Several members of the audience applauded the students’ work and asked about the feasibility of taking that route.

DesLauriers told the gathering that the students’ numbers had not been looked at by the business manager or the superintendent.

“We could create all those great ideas within the community we have,” said DesLauriers. “We don’t need an extra campus to do those things”

Members of the sub-committee noted that they had met for many months and reached a point where they had to move forward, that their charge was to work on a RED and that the place to talk about other ideas is before the full study committee.
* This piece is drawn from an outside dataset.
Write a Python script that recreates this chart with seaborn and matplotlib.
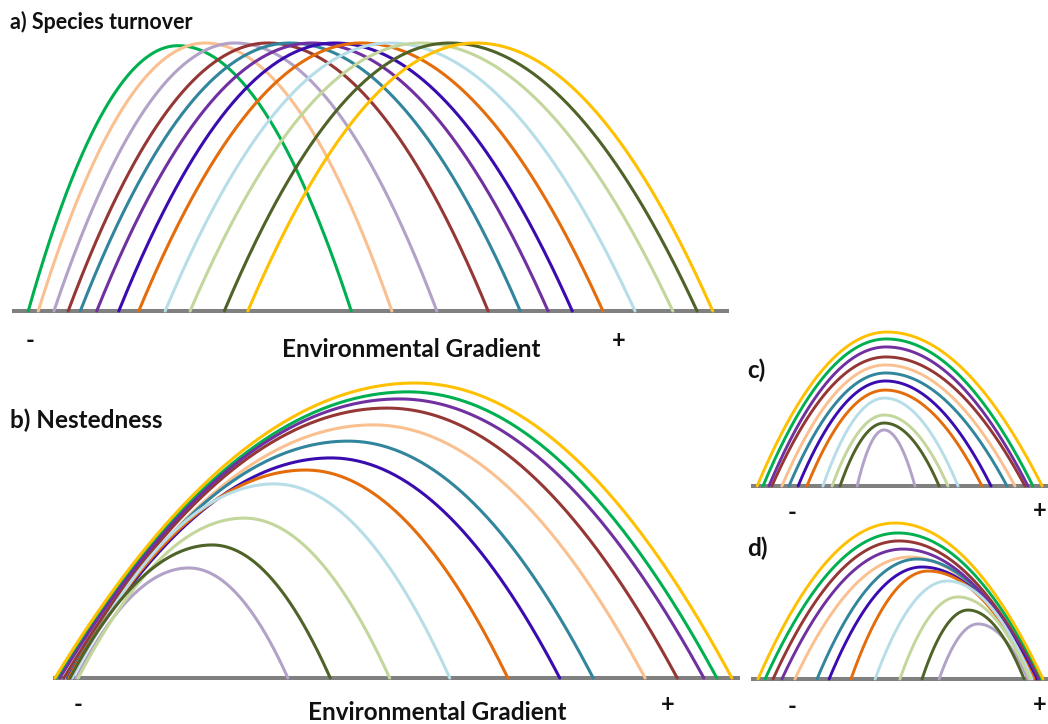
import numpy as np
import pandas as pd
import matplotlib
matplotlib.use("Agg")
import matplotlib.pyplot as plt
import seaborn as sns

# Twelve species, each drawn as a unimodal response curve along an environmental gradient
species = ["sp01", "sp02", "sp03", "sp04", "sp05", "sp06",
           "sp07", "sp08", "sp09", "sp10", "sp11", "sp12"]
colors = ["#00B050", "#FAC090", "#B3A2C7", "#953735", "#31859C", "#7030A0",
          "#3A0CB0", "#E46C0A", "#B7DEE8", "#C3D69B", "#4F6228", "#FFC000"]

# Gradient positions are in percent of the gradient length, abundance relative to the panel maximum.
# a) Species turnover: equal peaks shifting along the gradient
a_start = [2.0, 3.4, 5.6, 7.6, 9.3, 11.6, 14.7, 17.5, 21.2, 24.7, 29.5, 32.8]
a_opt   = [23.0, 26.8, 31.0, 35.6, 38.7, 41.8, 45.0, 48.7, 52.7, 57.1, 61.1, 64.8]
a_end   = [47.3, 53.0, 59.3, 66.5, 71.0, 74.9, 78.3, 82.6, 87.1, 92.4, 95.8, 98.0]
a_peak  = [0.99, 1.0, 1.0, 1.0, 1.0, 1.0, 1.0, 1.0, 1.0, 1.0, 1.0, 1.0]

# b) Nestedness: curves sharing the low end, truncated at successively shorter ranges
b_start = [0.3, 1.6, 3.1, 1.3, 1.8, 0.7, 1.9, 2.0, 2.5, 3.4, 2.2, 0.0]
b_opt   = [51.7, 46.6, 19.6, 48.6, 42.9, 50.4, 40.4, 36.7, 32.1, 27.7, 23.0, 52.7]
b_end   = [96.9, 86.4, 34.1, 91.1, 78.8, 95.0, 73.9, 66.3, 57.8, 49.0, 40.3, 99.1]
b_peak  = [0.97, 0.858, 0.373, 0.915, 0.803, 0.946, 0.746, 0.705, 0.658, 0.542, 0.451, 1.0]

# c) Curves nested around a common optimum
c_start = [3.4, 9.8, 35.3, 6.4, 12.2, 5.4, 15.3, 18.3, 23.7, 26.8, 29.5, 1.4]
c_opt   = [45.2, 44.9, 44.4, 45.1, 45.0, 45.1, 44.9, 44.8, 44.6, 44.5, 44.5, 45.4]
c_end   = [94.9, 88.8, 54.9, 92.2, 86.1, 93.2, 80.7, 77.6, 69.5, 66.1, 63.1, 98.0]
c_peak  = [0.955, 0.786, 0.364, 0.838, 0.734, 0.903, 0.682, 0.623, 0.571, 0.461, 0.409, 1.0]

# d) Curves nested toward the high end of the gradient
d_start = [4.1, 14.2, 63.1, 6.8, 21.7, 9.8, 25.8, 33.2, 41.4, 49.8, 57.3, 1.7]
d_opt   = [49.2, 53.2, 76.3, 49.5, 55.6, 50.8, 57.3, 59.3, 65.8, 69.5, 72.9, 48.1]
d_end   = [97.6, 95.6, 93.2, 96.9, 95.6, 96.6, 95.9, 95.3, 94.6, 93.9, 91.9, 98.3]
d_peak  = [0.936, 0.782, 0.353, 0.885, 0.769, 0.833, 0.718, 0.692, 0.628, 0.526, 0.442, 1.0]

W, H = 1048, 724
palette = dict(zip(species, colors))


def response_table(start, opt, end, peak, n=240):
    """Long table of quadratic response curves, one per species."""
    rows = []
    for sp, s, o, e, p in zip(species, start, opt, end, peak):
        x = np.linspace(s, e, n)
        t = np.where(x < o, (x - o) / (o - s), (x - o) / (e - o))
        y = p * (1 - t ** 2)
        rows.append(pd.DataFrame({"gradient": x, "abundance": y, "species": sp}))
    return pd.concat(rows, ignore_index=True)


def panel_axes(fig, x0, x1, y_base, y_top):
    ax = fig.add_axes([x0 / W, 1 - y_base / H, (x1 - x0) / W, (y_base - y_top) / H])
    ax.set_xlim(0, 100)
    ax.set_ylim(0, 1)
    for side in ("top", "left", "right"):
        ax.spines[side].set_visible(False)
    ax.spines["bottom"].set_color("#808080")
    ax.spines["bottom"].set_linewidth(2.9)
    ax.spines["bottom"].set_zorder(1)
    ax.set_xticks([])
    ax.set_yticks([])
    ax.patch.set_alpha(0)
    return ax


def draw_panel(ax, table, lw):
    sns.lineplot(data=table, x="gradient", y="abundance", hue="species",
                 hue_order=species, palette=palette, sort=False, estimator=None,
                 units="species", legend=False, linewidth=lw, ax=ax,
                 clip_on=False, zorder=3)
    ax.set_xlabel("")
    ax.set_ylabel("")


sns.set_theme(style="white")
plt.rcParams["font.family"] = ["Lato", "DejaVu Sans"]

fig = plt.figure(figsize=(W / 100, H / 100), dpi=100)
fig.patch.set_facecolor("white")

ax_a = panel_axes(fig, 14, 727, 311, 43)
draw_panel(ax_a, response_table(a_start, a_opt, a_end, a_peak), 2.2)

ax_b = panel_axes(fig, 55, 738, 678, 383)
draw_panel(ax_b, response_table(b_start, b_opt, b_end, b_peak), 2.2)

ax_c = panel_axes(fig, 753, 1048, 486, 332)
draw_panel(ax_c, response_table(c_start, c_opt, c_end, c_peak), 2.1)

ax_d = panel_axes(fig, 753, 1048, 679, 523)
draw_panel(ax_d, response_table(d_start, d_opt, d_end, d_peak), 2.1)


def label(px, py, s, size=14, ha="left"):
    fig.text(px / W, 1 - py / H, s, ha=ha, va="center", fontsize=size,
             fontweight="bold", color="#111111")


label(10, 22, "a) Species turnover", size=15.5)
label(10, 420, "b) Nestedness", size=17.5)
label(747, 370, "c)", size=17.5)
label(747, 548, "d)", size=17.5)

label(30, 340, "-", size=17, ha="center")
label(619, 340, "+", size=17, ha="center")
label(411, 349, "Environmental Gradient", size=17.5, ha="center")

label(78, 705, "-", size=17, ha="center")
label(668, 705, "+", size=17, ha="center")
label(437, 712, "Environmental Gradient", size=17.5, ha="center")

label(792, 512, "-", size=17, ha="center")
label(1040, 510, "+", size=17, ha="center")
label(792, 706, "-", size=17, ha="center")
label(1040, 705, "+", size=17, ha="center")

fig.savefig("out.png", dpi=100, facecolor="white")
“If we don’t make these decisions as a community, the state is going to come and do it with a hatchet,” said Shayna Kalnitsky, who told the group she has been an educator all her life. “Black River is a sinking ship financially. The cost of keeping the physical plant open for so few students affects the opportunities you can give them.”

The next RED sub-committee meeting will be held at 6 p.m. Monday, Feb. 13 at the Baltimore Town Office, 1902 Baltimore Road Green Mountain Union High School, 716 Route 103 South in Chester. The next Mount Holly/Ludlow sub-committee meeting will be held at 6 p.m. Tuesday Feb. 7 at the Mount Holly School, 150 School St.